In Buenos Aires we were warned never to hail a taxi in the street, but only to order one by phone from an accredited company. Apparently, there have been instances in which tourists were kidnapped and held for ransom, or worse. In New York, to the best of my knowledge, taxi drivers are often not native-born Americans, and it is one of the ways by which immigrants can make a living.

For a variety of reasons – partly geographical, partly economical (I share our car with my husband), and partly my own character flaws – I take taxis once or twice each week to get to various destinations. So I think I can be said to have some knowledge of the Israeli taxi experience.

Most of the taxi drivers I have encountered here are young men who have been born in Israel, come from underprivileged backgrounds, listen to the radio channel which broadcasts music from the North African countries from which their parents originated, and hold interminable conversations with family members, friends, or other drivers on their mobile phones as they drive into town from the dormitory suburb of Jerusalem in which I live. In Jerusalem one can safely hail a taxi in the street, and in some cases the driver turns out to be an Arab (as I gather from their phone conversations in Arabic). They are at least as courteous and safe as Jewish taxi drivers and their attitude to their passenger is perfectly professional.

Some drivers like to chat, whether about politics, sport, or other drivers, while others remain silent. I must say that I tend to prefer the latter. Political discussions are not always conducive to a safe journey, and I’m pretty certain my views won’t be in agreement with those of the driver.

As a classical music aficionado, I find that the strains of ‘oriental’ music jar on my ears, and invariably find myself (politely) asking the driver to either reduce the volume or turn the radio off. In most cases they oblige without demur. In some cases I’m then obliged to listen to pop or rock music of one kind or another, or the endless jabbering of the talk programmes, or even sports broadcasts, which is only a marginal improvement. As far as I’m concerned, silence is preferable to all of these, and sometimes I do even manage to pluck up my courage and ask for it (but I have to excuse this by saying that I’ve got a headache).

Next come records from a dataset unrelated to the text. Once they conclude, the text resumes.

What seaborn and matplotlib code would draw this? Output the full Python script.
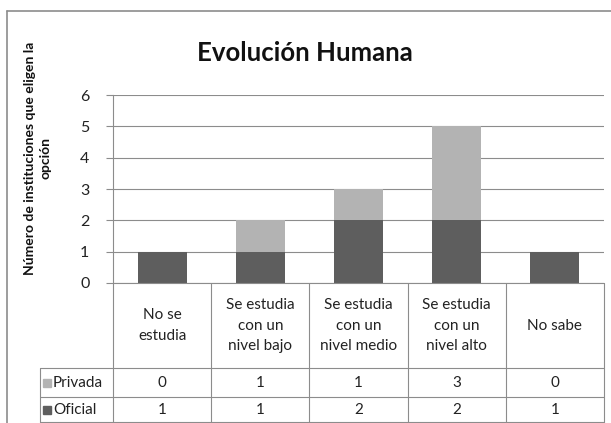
import seaborn as sns
import matplotlib.pyplot as plt
import pandas as pd

categorias = ["No se\nestudia", "Se estudia\ncon un\nnivel bajo", "Se estudia\ncon un\nnivel medio",
              "Se estudia\ncon un\nnivel alto", "No sabe"]
privada = [0, 1, 1, 3, 0]
oficial = [1, 1, 2, 2, 1]
series = ["Privada", "Oficial"]
colores = {"Privada": "#b3b3b3", "Oficial": "#5e5e5e"}
yticks = [0, 1, 2, 3, 4, 5, 6]

sns.set_style("white")
plt.rcParams['font.family'] = ['Lato', 'DejaVu Sans']

W, H = 611, 423
fig = plt.figure(figsize=(W / 100, H / 100), dpi=100)

# pixel helpers (top-left origin)
def fx(px):
    return px / W

def fy(py):
    return 1 - py / H

x0, x1, y_top, y_zero = 113, 604, 95, 283
ax = fig.add_axes([fx(x0), fy(y_zero), fx(x1) - fx(x0), fy(y_top) - fy(y_zero)])

df = pd.DataFrame({"cat": categorias, "Privada": privada, "Oficial": oficial})
df["total"] = df["Privada"] + df["Oficial"]

sns.barplot(data=df, x="cat", y="total", color=colores["Privada"], width=0.5,
            saturation=1, ax=ax, zorder=3, linewidth=0)
sns.barplot(data=df, x="cat", y="Oficial", color=colores["Oficial"], width=0.5,
            saturation=1, ax=ax, zorder=4, linewidth=0)

ax.set_ylim(0, 6)
ax.set_xlim(-0.5, len(categorias) - 0.5)
ax.set_yticks(yticks)
ax.set_yticklabels([str(t) for t in yticks], fontsize=11.5, color="#222222")
ax.set_xticks([])
ax.set_xlabel("")
ax.set_ylabel("")
ax.grid(axis="y", color="#8c8c8c", linewidth=0.8, zorder=0)
for s in ["top", "right", "bottom"]:
    ax.spines[s].set_visible(False)
ax.spines["left"].set_color("#8c8c8c")
ax.spines["left"].set_linewidth(0.8)
ax.tick_params(axis="y", length=5, color="#8c8c8c", width=0.8, left=True, pad=12)

# title and axis title
fig.text(fx(305), fy(53), "Evolución Humana", ha="center", va="center",
         fontsize=18.5, fontweight="bold", color="#111111")
fig.text(fx(38), fy(158), "Número de instituciones que eligen la\nopción", rotation=90,
         ha="center", va="center", fontsize=10, fontweight="bold", linespacing=1.3,
         color="#111111")

# outer chart border
fig.add_artist(plt.Line2D([fx(7), fx(7)], [fy(11), 0], transform=fig.transFigure,
                          color="#8c8c8c", linewidth=1.2))
fig.add_artist(plt.Line2D([fx(7), 1], [fy(11), fy(11)], transform=fig.transFigure,
                          color="#8c8c8c", linewidth=1.2))

# data table
grid_c = "#8c8c8c"
col_w = (x1 - x0) / len(categorias)
row_h_top, row_priv, row_ofi, row_end = 283, 368, 397, 423
tab_left = 40

def hline(y, xa, xb):
    fig.add_artist(plt.Line2D([fx(xa), fx(xb)], [fy(y), fy(y)], transform=fig.transFigure,
                              color=grid_c, linewidth=0.8))

def vline(x, ya, yb):
    fig.add_artist(plt.Line2D([fx(x), fx(x)], [fy(ya), fy(yb)], transform=fig.transFigure,
                              color=grid_c, linewidth=0.8))

hline(row_h_top, x0, x1)
hline(row_priv, tab_left, x1)
hline(row_ofi, tab_left, x1)
hline(row_end - 1, tab_left, x1)
for i in range(len(categorias) + 1):
    vline(x0 + i * col_w, row_h_top, row_end)
vline(tab_left, row_priv, row_end)

for i, c in enumerate(categorias):
    cx = x0 + (i + 0.5) * col_w
    fig.text(fx(cx), fy((row_h_top + row_priv) / 2), c, ha="center", va="center",
             fontsize=11, linespacing=1.6, color="#222222")
    fig.text(fx(cx), fy((row_priv + row_ofi) / 2), str(privada[i]), ha="center",
             va="center", fontsize=11, color="#222222")
    fig.text(fx(cx), fy((row_ofi + row_end) / 2), str(oficial[i]), ha="center",
             va="center", fontsize=11, color="#222222")

for name, (ya, yb) in zip(series, [(row_priv, row_ofi), (row_ofi, row_end)]):
    cy = (ya + yb) / 2
    fig.add_artist(plt.Rectangle((fx(43), fy(cy + 4)), fx(8), 8 / H,
                                 transform=fig.transFigure, color=colores[name]))
    fig.text(fx(53), fy(cy), name, ha="left", va="center", fontsize=11, color="#222222")

fig.savefig("out.png", dpi=100)
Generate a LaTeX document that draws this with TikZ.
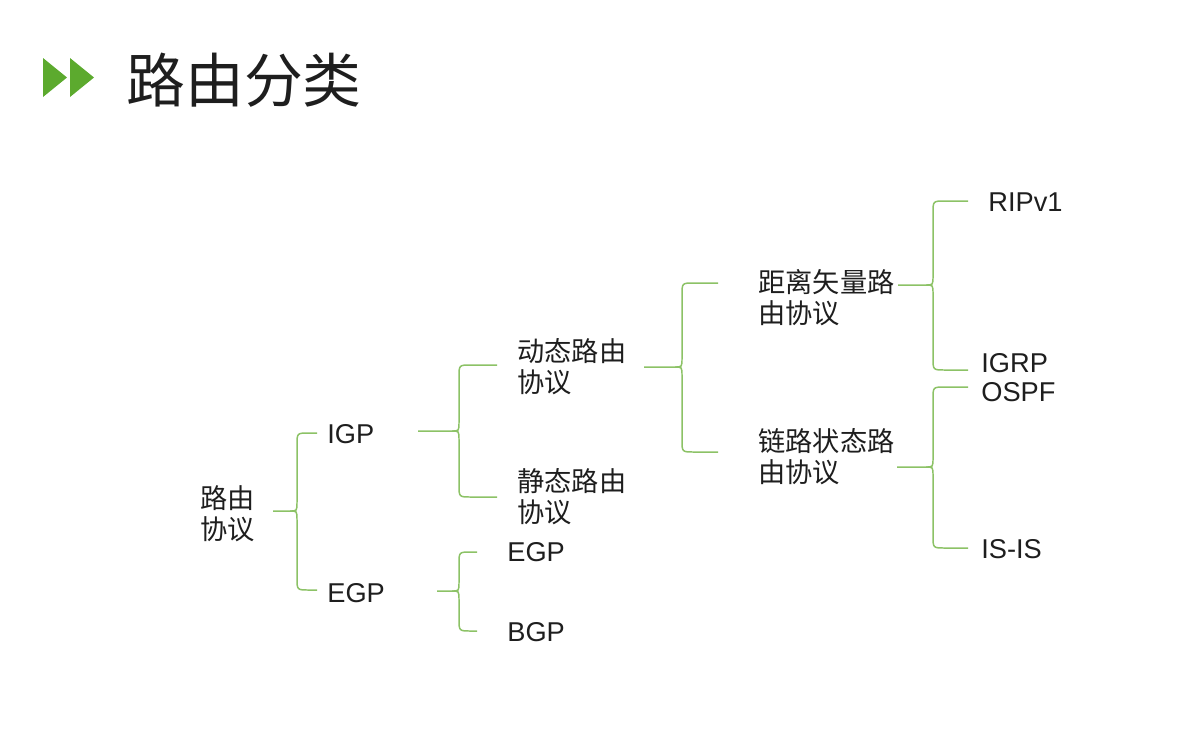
\documentclass[tikz,border=0pt]{standalone}
\usepackage{fontspec}
\setmainfont{Liberation Sans}
\newfontfamily\cjk{Noto Sans CJK SC}
\usetikzlibrary{calc}
\definecolor{brgreen}{RGB}{140,194,102}
\definecolor{ttgreen}{RGB}{92,170,46}
\definecolor{txt}{RGB}{30,30,30}
\tikzset{
  item/.style={anchor=west,inner sep=0pt,align=left,text=txt,font=\fontsize{15.5}{17.6}\selectfont},
  hz/.style={item,font=\fontsize{15.5}{17.6}\selectfont\cjk},
  brace/.style={draw=brgreen,line width=0.85pt}
}
% #1 out, #2 top in, #3 bottom in, #4 x of the bar
\newcommand\tbrace[4]{%
  \coordinate (bar) at (#4,0);
  \draw[brace] (#2) -- ($(bar |- #2)+(12,0)$) .. controls (bar |- #2) .. ($(bar |- #2)+(0,12)$)
    -- ($(bar |- #1)-(0,9)$) .. controls (bar |- #1) .. ($(bar |- #1)-(7,0)$) -- (#1);
  \draw[brace] (#3) -- ($(bar |- #3)+(12,0)$) .. controls (bar |- #3) .. ($(bar |- #3)-(0,12)$)
    -- ($(bar |- #1)+(0,9)$) .. controls (bar |- #1) .. ($(bar |- #1)-(7,0)$);
}
\begin{document}
\begin{tikzpicture}[x=0.02cm,y=-0.02cm]
\useasboundingbox (0,0) rectangle (1193,741);
% title
\fill[ttgreen] (43,58) -- (67,77.5) -- (43,97) -- cycle;
\fill[ttgreen] (70,58) -- (94,77.5) -- (70,97) -- cycle;
\node[anchor=west,inner sep=0pt,text=txt,font=\fontsize{33.5}{40}\selectfont\cjk] (title) at (126,80) {路由分类};
% nodes
\node[hz] (root) at (200,514) {路由\\协议};
\node[item] (igp) at (327,434) {IGP};
\node[item] (egp) at (327,593) {EGP};
\node[hz] (dyn) at (517,367) {动态路由\\协议};
\node[hz] (sta) at (517,497) {静态路由\\协议};
\node[item] (egpb) at (507,552) {EGP};
\node[item] (bgp) at (507,632) {BGP};
\node[hz] (dv) at (758,298) {距离矢量路\\由协议};
\node[hz] (ls) at (758,457) {链路状态路\\由协议};
\node[item] (rip) at (988,202) {RIPv1};
\node[item] (igrp) at (981,363) {IGRP};
\node[item] (ospf) at (981,392) {OSPF};
\node[item] (isis) at (981,549) {IS-IS};
% brace ends
\coordinate (root-out) at (273,511);
\coordinate (igp-in) at (317,433);
\coordinate (egp-in) at (317,590);
\coordinate (igp-out) at (418,431);
\coordinate (dyn-in) at (497,365);
\coordinate (sta-in) at (497,497);
\coordinate (egp-out) at (437,591);
\coordinate (egpb-in) at (477,552);
\coordinate (bgp-in) at (477,631);
\coordinate (dyn-out) at (644,367);
\coordinate (dv-in) at (718,283);
\coordinate (ls-in) at (718,452);
\coordinate (dv-out) at (898,285);
\coordinate (rip-in) at (968,201);
\coordinate (igrp-in) at (968,370);
\coordinate (ls-out) at (897,467);
\coordinate (ospf-in) at (968,387);
\coordinate (isis-in) at (968,548);
% braces
\tbrace{root-out}{igp-in}{egp-in}{297}
\tbrace{igp-out}{dyn-in}{sta-in}{459}
\tbrace{egp-out}{egpb-in}{bgp-in}{459}
\tbrace{dyn-out}{dv-in}{ls-in}{682}
\tbrace{dv-out}{rip-in}{igrp-in}{933}
\tbrace{ls-out}{ospf-in}{isis-in}{933}
\end{tikzpicture}
\end{document}
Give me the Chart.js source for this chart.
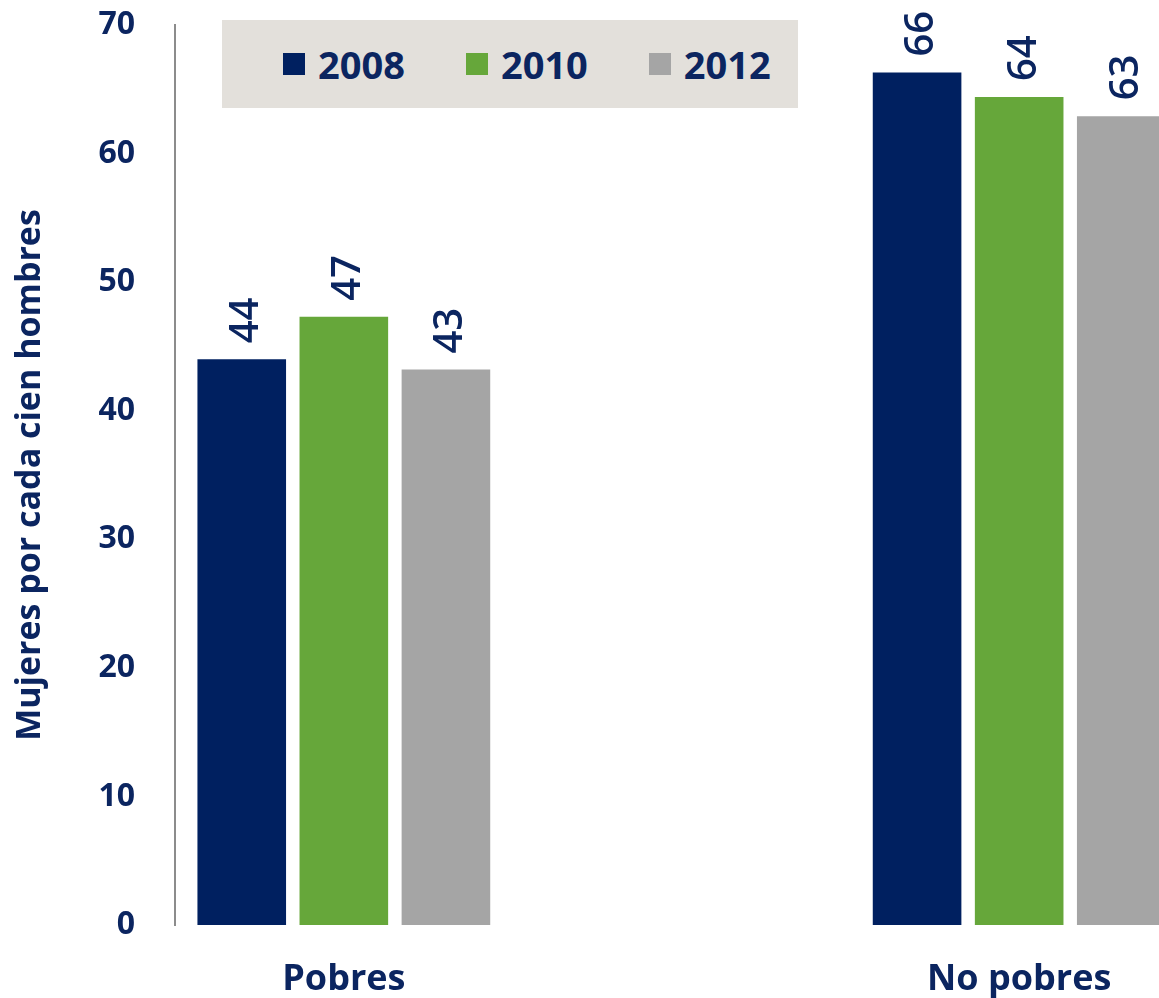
<!DOCTYPE html>
<html>
<head>
<meta charset="utf-8">
<script src="https://cdn.jsdelivr.net/npm/chart.js@4.4.1/dist/chart.umd.min.js"></script>
<style>
  html, body { margin: 0; padding: 0; background: #fff; overflow: hidden; }
  #wrap { position: relative; width: 1188px; height: 998px; }
  #legend {
    position: absolute; left: 222px; top: 20px; width: 576px; height: 88px;
    background: #e3e0db; display: flex; align-items: center;
    padding-left: 61px; box-sizing: border-box; gap: 61px;
    font-family: "Open Sans", sans-serif; font-weight: bold; font-size: 38px; color: #0b2560;
  }
  #legend .item { display: flex; align-items: center; gap: 13px; }
  #legend .sw { width: 22px; height: 22px; }
</style>
</head>
<body>
<div id="wrap">
  <canvas id="chart"></canvas>
  <div id="legend"></div>
</div>
<script>
const categories = ['Pobres', 'No pobres'];
const years = ['2008', '2010', '2012'];
const values2008 = [44.0, 66.3];
const values2010 = [47.3, 64.4];
const values2012 = [43.2, 62.9];
const yTicks = [0, 10, 20, 30, 40, 50, 60, 70];

const navy = '#0b2560';
const colors = ['#002060', '#66a73a', '#a5a5a5'];

// a blank slot between the two groups keeps them apart like in the original
const labels = [categories[0], '', categories[1]];
const spread = arr => [arr[0], null, arr[1]];

const datasets = [values2008, values2010, values2012].map((vals, i) => ({
  label: years[i],
  data: spread(vals),
  backgroundColor: colors[i],
  categoryPercentage: 0.907,
  barPercentage: 0.868
}));

const valueLabels = {
  id: 'valueLabels',
  afterDatasetsDraw(chart) {
    const ctx = chart.ctx;
    ctx.save();
    ctx.fillStyle = navy;
    ctx.font = '600 40px "Open Sans"';
    ctx.textAlign = 'left';
    ctx.textBaseline = 'middle';
    chart.data.datasets.forEach((ds, i) => {
      chart.getDatasetMeta(i).data.forEach((bar, j) => {
        const v = ds.data[j];
        if (v == null) return;
        ctx.save();
        ctx.translate(bar.x + 5, bar.y - 16);
        ctx.rotate(-Math.PI / 2);
        ctx.fillText(String(Math.round(v)), 0, 0);
        ctx.restore();
      });
    });
    ctx.restore();
  }
};

const chart = new Chart(document.getElementById('chart'), {
  type: 'bar',
  data: { labels: labels, datasets: datasets },
  options: {
    responsive: true,
    maintainAspectRatio: false,
    animation: false,
    layout: { padding: { top: 25, left: 0, right: 0, bottom: 0 } },
    plugins: {
      legend: { display: false },
      tooltip: { enabled: false }
    },
    scales: {
      x: {
        afterFit(scale) { scale.height = 73; },
        grid: { display: false, drawTicks: false },
        border: { display: false },
        ticks: {
          color: navy,
          autoSkip: false,
          maxRotation: 0,
          padding: 37,
          font: { family: 'Open Sans', weight: 'bold', size: 36, lineHeight: 1 }
        }
      },
      y: {
        min: 0,
        max: 70,
        afterFit(scale) {
          scale.width = 175;
          scale.paddingTop = 0;
          scale.paddingBottom = 0;
        },
        afterBuildTicks(scale) { scale.ticks = yTicks.map(v => ({ value: v })); },
        grid: { display: false, drawTicks: false },
        border: { display: true, color: '#8c8c8c', width: 2 },
        ticks: {
          color: navy,
          padding: 40,
          font: { family: 'Open Sans', weight: 'bold', size: 32 }
        },
        title: {
          display: true,
          text: 'Mujeres por cada cien hombres',
          color: navy,
          padding: { top: 10, bottom: 0 },
          font: { family: 'Open Sans', weight: 'bold', size: 34 }
        }
      }
    }
  },
  plugins: [valueLabels]
});

const legend = document.getElementById('legend');
chart.data.datasets.forEach(ds => {
  const item = document.createElement('div');
  item.className = 'item';
  const sw = document.createElement('span');
  sw.className = 'sw';
  sw.style.background = ds.backgroundColor;
  const txt = document.createElement('span');
  txt.textContent = ds.label;
  item.appendChild(sw);
  item.appendChild(txt);
  legend.appendChild(item);
});
</script>
</body>
</html>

Yesterday, however, I had the surprise of my life. When I got into the taxi I had just hailed I heard the strains of the Schubert sonata that was being broadcast on the classical music programme. When I told the driver, a not-very-young man wearing a large skull-cap, that this was the first time this had ever happened to me, he said “That’s what everyone says,” then went on to tell me at great length how in the past he had disliked classical music but had decided that, just as he had once hated yellow cheese and avocados and now liked them, he would open his mind to classical music. “I find it very soothing,” he said, and then talked for the next twenty minutes about his philosophy of life, what he had told the mayor-elect about the traffic arrangements in Jerusalem, why he encouraged passengers to tell him what route to take and how he would always apologize and admit any mistake he may have made if this was pointed out to him in a civilized way.

 Truly, a very unusual person. I nodded and smiled as he bared his soul to me though my ears were straining to catch the notes of the sonata on the radio. Still, if I ever get the chance again, I confess to preferring that kind of disturbance to the other sort. After all, anyone who enjoys classical music is a kindred soul.